▶ Short problem:
Copy all lines below exactly as written. Leave pictures out.

▶ Information shown:

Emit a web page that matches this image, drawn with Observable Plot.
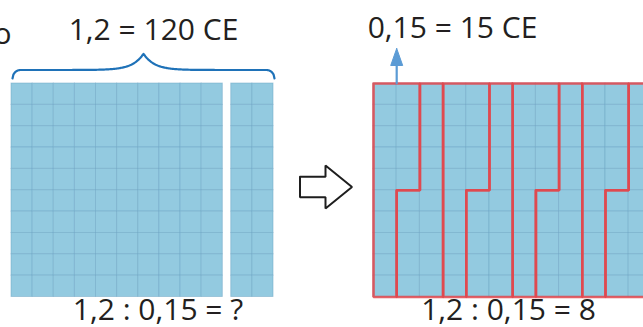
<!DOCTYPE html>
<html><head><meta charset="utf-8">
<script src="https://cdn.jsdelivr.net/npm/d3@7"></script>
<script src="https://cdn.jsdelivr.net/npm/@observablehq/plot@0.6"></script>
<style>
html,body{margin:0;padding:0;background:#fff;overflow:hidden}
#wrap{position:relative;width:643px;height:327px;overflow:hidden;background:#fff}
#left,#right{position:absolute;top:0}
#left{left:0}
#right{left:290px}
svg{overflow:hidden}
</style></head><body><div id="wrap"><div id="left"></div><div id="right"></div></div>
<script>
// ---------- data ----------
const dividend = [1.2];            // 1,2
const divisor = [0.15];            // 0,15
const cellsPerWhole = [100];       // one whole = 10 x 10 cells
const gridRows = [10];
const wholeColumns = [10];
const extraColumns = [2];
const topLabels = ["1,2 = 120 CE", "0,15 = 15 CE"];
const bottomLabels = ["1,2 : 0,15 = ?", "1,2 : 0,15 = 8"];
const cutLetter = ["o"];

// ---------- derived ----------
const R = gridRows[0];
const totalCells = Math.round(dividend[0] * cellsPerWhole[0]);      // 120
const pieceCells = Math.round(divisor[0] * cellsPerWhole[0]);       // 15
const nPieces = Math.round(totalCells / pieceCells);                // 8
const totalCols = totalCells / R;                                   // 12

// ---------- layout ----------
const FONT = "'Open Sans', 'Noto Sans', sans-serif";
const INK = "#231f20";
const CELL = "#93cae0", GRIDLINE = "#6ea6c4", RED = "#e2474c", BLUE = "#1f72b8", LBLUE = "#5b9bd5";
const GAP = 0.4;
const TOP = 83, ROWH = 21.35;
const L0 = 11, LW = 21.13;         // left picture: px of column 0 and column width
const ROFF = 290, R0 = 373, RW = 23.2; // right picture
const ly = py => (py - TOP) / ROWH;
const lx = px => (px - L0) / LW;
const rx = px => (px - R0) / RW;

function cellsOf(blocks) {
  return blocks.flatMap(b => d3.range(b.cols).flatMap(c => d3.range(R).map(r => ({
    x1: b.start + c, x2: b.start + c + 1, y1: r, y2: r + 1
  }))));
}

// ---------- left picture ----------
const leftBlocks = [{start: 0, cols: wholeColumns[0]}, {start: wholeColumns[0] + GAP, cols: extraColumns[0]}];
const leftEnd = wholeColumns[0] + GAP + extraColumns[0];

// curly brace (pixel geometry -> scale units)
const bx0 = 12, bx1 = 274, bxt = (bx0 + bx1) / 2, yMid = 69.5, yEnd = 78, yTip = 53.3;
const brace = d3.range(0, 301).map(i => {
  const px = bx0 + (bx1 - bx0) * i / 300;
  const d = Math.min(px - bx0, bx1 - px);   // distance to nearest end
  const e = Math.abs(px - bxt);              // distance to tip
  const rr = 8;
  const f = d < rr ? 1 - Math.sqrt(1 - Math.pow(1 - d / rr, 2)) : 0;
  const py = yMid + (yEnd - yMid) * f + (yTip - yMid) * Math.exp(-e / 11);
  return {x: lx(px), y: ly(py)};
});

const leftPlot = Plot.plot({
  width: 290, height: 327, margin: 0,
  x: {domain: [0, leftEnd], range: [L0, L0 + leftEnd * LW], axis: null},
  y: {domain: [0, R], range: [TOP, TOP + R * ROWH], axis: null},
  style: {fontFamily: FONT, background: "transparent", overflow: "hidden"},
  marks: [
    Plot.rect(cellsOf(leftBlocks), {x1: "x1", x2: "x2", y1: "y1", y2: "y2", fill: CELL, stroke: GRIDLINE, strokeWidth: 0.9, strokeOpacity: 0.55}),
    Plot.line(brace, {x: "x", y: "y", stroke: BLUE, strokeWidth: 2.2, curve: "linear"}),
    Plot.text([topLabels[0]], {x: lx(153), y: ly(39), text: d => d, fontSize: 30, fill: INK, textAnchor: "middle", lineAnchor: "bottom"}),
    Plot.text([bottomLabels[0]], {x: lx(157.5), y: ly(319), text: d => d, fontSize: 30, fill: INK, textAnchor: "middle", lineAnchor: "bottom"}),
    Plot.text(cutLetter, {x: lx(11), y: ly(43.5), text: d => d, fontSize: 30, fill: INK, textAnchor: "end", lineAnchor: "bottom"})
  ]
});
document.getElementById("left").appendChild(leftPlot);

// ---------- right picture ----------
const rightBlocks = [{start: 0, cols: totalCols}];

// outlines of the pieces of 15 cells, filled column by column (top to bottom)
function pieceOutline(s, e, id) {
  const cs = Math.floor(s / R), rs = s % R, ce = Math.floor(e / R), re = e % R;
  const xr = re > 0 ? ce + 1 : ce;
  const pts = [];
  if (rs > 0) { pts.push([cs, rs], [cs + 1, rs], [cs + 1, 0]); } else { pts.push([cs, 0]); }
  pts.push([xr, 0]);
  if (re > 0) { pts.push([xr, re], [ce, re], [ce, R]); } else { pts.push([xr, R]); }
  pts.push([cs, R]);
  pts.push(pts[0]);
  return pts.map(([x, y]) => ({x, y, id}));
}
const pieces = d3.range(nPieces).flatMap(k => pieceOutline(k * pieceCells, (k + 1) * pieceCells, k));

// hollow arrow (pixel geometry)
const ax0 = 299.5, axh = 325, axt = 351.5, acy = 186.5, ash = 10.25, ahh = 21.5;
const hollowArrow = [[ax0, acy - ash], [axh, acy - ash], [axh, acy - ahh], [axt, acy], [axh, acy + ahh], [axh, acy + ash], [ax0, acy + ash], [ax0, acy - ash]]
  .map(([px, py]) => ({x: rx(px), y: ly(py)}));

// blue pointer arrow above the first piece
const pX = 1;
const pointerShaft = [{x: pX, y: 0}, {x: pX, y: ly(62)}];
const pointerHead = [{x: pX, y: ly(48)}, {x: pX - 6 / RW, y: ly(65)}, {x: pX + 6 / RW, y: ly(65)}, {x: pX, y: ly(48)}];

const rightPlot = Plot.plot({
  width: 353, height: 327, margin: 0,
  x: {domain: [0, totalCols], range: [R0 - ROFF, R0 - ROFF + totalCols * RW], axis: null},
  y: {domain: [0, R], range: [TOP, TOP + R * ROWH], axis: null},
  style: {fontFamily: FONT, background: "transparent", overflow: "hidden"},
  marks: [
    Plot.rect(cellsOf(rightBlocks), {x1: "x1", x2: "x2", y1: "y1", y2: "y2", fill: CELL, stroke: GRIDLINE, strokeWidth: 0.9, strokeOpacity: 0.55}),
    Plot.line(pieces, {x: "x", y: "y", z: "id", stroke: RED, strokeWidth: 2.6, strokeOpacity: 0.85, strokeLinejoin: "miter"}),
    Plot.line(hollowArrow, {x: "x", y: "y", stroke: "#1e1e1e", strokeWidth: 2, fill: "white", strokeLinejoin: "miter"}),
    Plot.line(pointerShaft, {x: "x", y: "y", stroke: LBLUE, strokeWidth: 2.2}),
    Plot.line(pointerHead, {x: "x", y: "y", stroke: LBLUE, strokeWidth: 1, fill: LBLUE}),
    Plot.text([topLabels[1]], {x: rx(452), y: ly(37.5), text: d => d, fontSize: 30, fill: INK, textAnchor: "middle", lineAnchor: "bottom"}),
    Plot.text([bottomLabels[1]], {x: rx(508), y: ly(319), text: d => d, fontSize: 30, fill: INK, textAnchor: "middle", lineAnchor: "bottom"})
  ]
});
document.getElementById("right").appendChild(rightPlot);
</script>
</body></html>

▶ Full answer:
Emit a web page that matches this image, drawn with Observable Plot.
<!DOCTYPE html>
<html><head><meta charset="utf-8">
<script src="https://cdn.jsdelivr.net/npm/d3@7"></script>
<script src="https://cdn.jsdelivr.net/npm/@observablehq/plot@0.6"></script>
<style>
html,body{margin:0;padding:0;background:#fff;overflow:hidden}
#wrap{position:relative;width:643px;height:327px;overflow:hidden;background:#fff}
#left,#right{position:absolute;top:0}
#left{left:0}
#right{left:290px}
svg{overflow:hidden}
</style></head><body><div id="wrap"><div id="left"></div><div id="right"></div></div>
<script>
// ---------- data ----------
const dividend = [1.2];            // 1,2
const divisor = [0.15];            // 0,15
const cellsPerWhole = [100];       // one whole = 10 x 10 cells
const gridRows = [10];
const wholeColumns = [10];
const extraColumns = [2];
const topLabels = ["1,2 = 120 CE", "0,15 = 15 CE"];
const bottomLabels = ["1,2 : 0,15 = ?", "1,2 : 0,15 = 8"];
const cutLetter = ["o"];

// ---------- derived ----------
const R = gridRows[0];
const totalCells = Math.round(dividend[0] * cellsPerWhole[0]);      // 120
const pieceCells = Math.round(divisor[0] * cellsPerWhole[0]);       // 15
const nPieces = Math.round(totalCells / pieceCells);                // 8
const totalCols = totalCells / R;                                   // 12

// ---------- layout ----------
const FONT = "'Open Sans', 'Noto Sans', sans-serif";
const INK = "#231f20";
const CELL = "#93cae0", GRIDLINE = "#6ea6c4", RED = "#e2474c", BLUE = "#1f72b8", LBLUE = "#5b9bd5";
const GAP = 0.4;
const TOP = 83, ROWH = 21.35;
const L0 = 11, LW = 21.13;         // left picture: px of column 0 and column width
const ROFF = 290, R0 = 373, RW = 23.2; // right picture
const ly = py => (py - TOP) / ROWH;
const lx = px => (px - L0) / LW;
const rx = px => (px - R0) / RW;

function cellsOf(blocks) {
  return blocks.flatMap(b => d3.range(b.cols).flatMap(c => d3.range(R).map(r => ({
    x1: b.start + c, x2: b.start + c + 1, y1: r, y2: r + 1
  }))));
}

// ---------- left picture ----------
const leftBlocks = [{start: 0, cols: wholeColumns[0]}, {start: wholeColumns[0] + GAP, cols: extraColumns[0]}];
const leftEnd = wholeColumns[0] + GAP + extraColumns[0];

// curly brace (pixel geometry -> scale units)
const bx0 = 12, bx1 = 274, bxt = (bx0 + bx1) / 2, yMid = 69.5, yEnd = 78, yTip = 53.3;
const brace = d3.range(0, 301).map(i => {
  const px = bx0 + (bx1 - bx0) * i / 300;
  const d = Math.min(px - bx0, bx1 - px);   // distance to nearest end
  const e = Math.abs(px - bxt);              // distance to tip
  const rr = 8;
  const f = d < rr ? 1 - Math.sqrt(1 - Math.pow(1 - d / rr, 2)) : 0;
  const py = yMid + (yEnd - yMid) * f + (yTip - yMid) * Math.exp(-e / 11);
  return {x: lx(px), y: ly(py)};
});

const leftPlot = Plot.plot({
  width: 290, height: 327, margin: 0,
  x: {domain: [0, leftEnd], range: [L0, L0 + leftEnd * LW], axis: null},
  y: {domain: [0, R], range: [TOP, TOP + R * ROWH], axis: null},
  style: {fontFamily: FONT, background: "transparent", overflow: "hidden"},
  marks: [
    Plot.rect(cellsOf(leftBlocks), {x1: "x1", x2: "x2", y1: "y1", y2: "y2", fill: CELL, stroke: GRIDLINE, strokeWidth: 0.9, strokeOpacity: 0.55}),
    Plot.line(brace, {x: "x", y: "y", stroke: BLUE, strokeWidth: 2.2, curve: "linear"}),
    Plot.text([topLabels[0]], {x: lx(153), y: ly(39), text: d => d, fontSize: 30, fill: INK, textAnchor: "middle", lineAnchor: "bottom"}),
    Plot.text([bottomLabels[0]], {x: lx(157.5), y: ly(319), text: d => d, fontSize: 30, fill: INK, textAnchor: "middle", lineAnchor: "bottom"}),
    Plot.text(cutLetter, {x: lx(11), y: ly(43.5), text: d => d, fontSize: 30, fill: INK, textAnchor: "end", lineAnchor: "bottom"})
  ]
});
document.getElementById("left").appendChild(leftPlot);

// ---------- right picture ----------
const rightBlocks = [{start: 0, cols: totalCols}];

// outlines of the pieces of 15 cells, filled column by column (top to bottom)
function pieceOutline(s, e, id) {
  const cs = Math.floor(s / R), rs = s % R, ce = Math.floor(e / R), re = e % R;
  const xr = re > 0 ? ce + 1 : ce;
  const pts = [];
  if (rs > 0) { pts.push([cs, rs], [cs + 1, rs], [cs + 1, 0]); } else { pts.push([cs, 0]); }
  pts.push([xr, 0]);
  if (re > 0) { pts.push([xr, re], [ce, re], [ce, R]); } else { pts.push([xr, R]); }
  pts.push([cs, R]);
  pts.push(pts[0]);
  return pts.map(([x, y]) => ({x, y, id}));
}
const pieces = d3.range(nPieces).flatMap(k => pieceOutline(k * pieceCells, (k + 1) * pieceCells, k));

// hollow arrow (pixel geometry)
const ax0 = 299.5, axh = 325, axt = 351.5, acy = 186.5, ash = 10.25, ahh = 21.5;
const hollowArrow = [[ax0, acy - ash], [axh, acy - ash], [axh, acy - ahh], [axt, acy], [axh, acy + ahh], [axh, acy + ash], [ax0, acy + ash], [ax0, acy - ash]]
  .map(([px, py]) => ({x: rx(px), y: ly(py)}));

// blue pointer arrow above the first piece
const pX = 1;
const pointerShaft = [{x: pX, y: 0}, {x: pX, y: ly(62)}];
const pointerHead = [{x: pX, y: ly(48)}, {x: pX - 6 / RW, y: ly(65)}, {x: pX + 6 / RW, y: ly(65)}, {x: pX, y: ly(48)}];

const rightPlot = Plot.plot({
  width: 353, height: 327, margin: 0,
  x: {domain: [0, totalCols], range: [R0 - ROFF, R0 - ROFF + totalCols * RW], axis: null},
  y: {domain: [0, R], range: [TOP, TOP + R * ROWH], axis: null},
  style: {fontFamily: FONT, background: "transparent", overflow: "hidden"},
  marks: [
    Plot.rect(cellsOf(rightBlocks), {x1: "x1", x2: "x2", y1: "y1", y2: "y2", fill: CELL, stroke: GRIDLINE, strokeWidth: 0.9, strokeOpacity: 0.55}),
    Plot.line(pieces, {x: "x", y: "y", z: "id", stroke: RED, strokeWidth: 2.6, strokeOpacity: 0.85, strokeLinejoin: "miter"}),
    Plot.line(hollowArrow, {x: "x", y: "y", stroke: "#1e1e1e", strokeWidth: 2, fill: "white", strokeLinejoin: "miter"}),
    Plot.line(pointerShaft, {x: "x", y: "y", stroke: LBLUE, strokeWidth: 2.2}),
    Plot.line(pointerHead, {x: "x", y: "y", stroke: LBLUE, strokeWidth: 1, fill: LBLUE}),
    Plot.text([topLabels[1]], {x: rx(452), y: ly(37.5), text: d => d, fontSize: 30, fill: INK, textAnchor: "middle", lineAnchor: "bottom"}),
    Plot.text([bottomLabels[1]], {x: rx(508), y: ly(319), text: d => d, fontSize: 30, fill: INK, textAnchor: "middle", lineAnchor: "bottom"})
  ]
});
document.getElementById("right").appendChild(rightPlot);
</script>
</body></html>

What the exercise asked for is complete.